Rosenstein then prepared to deliver his speech to a crowd of hundreds gathered in the theatre we sat in earlier. The theme of his speech was that constitutional freedoms should never be taken for granted, because they are all reliant on our acceptance of the rule of law.
"The words written in the Constitution by Benjamin Franklin and his contemporaries protect our liberty, so long as we adhere to the rule of law," Rosenstein said. "The rule of law is not just a feature of America. The rule of law is the foundation of America."
"The rule of law is not self-executing," he said. "If it collapses—if the people lose faith in the rule of law—then everyone will suffer."
He elaborated before his speech.
"The rule of law states that we apply the laws as they were written," he told me. "What's inconsistent with the rule of law is to say, 'We don't like this, so even though this is the result dictated by the law, we're going to do something else.’"
"These are the rules, they were adopted for a reason," he went on. "You can agree or disagree on the reason, but we all agree on what the rules are. That debate ought to be held in a political forum, and be resolved politically—not by executive fiat, not by judicial fiat, but by changing the law."
"That's the whole point of this process, that we have a deliberative legislative body that can change the law if enough people decide that they don't like it."

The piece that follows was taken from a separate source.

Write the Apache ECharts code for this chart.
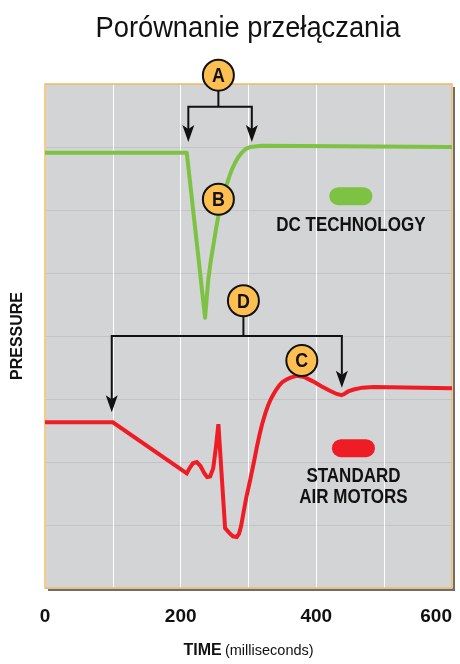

The speech was received well, though most of the questions that followed from the crowd moved the conversation away from the Constitution and towards Russia. Rosenstein handled them with a smile on his face.
Leaving the center, my Uber driver asked me what the big crowd was for. I told him that it was because there was an event there for Constitution Day. The driver quizzically asked why, pointing out, both surprisingly and correctly, that Constitution Day had been the day before.
I guess his knowledge of American holidays is based on more than Google doodles.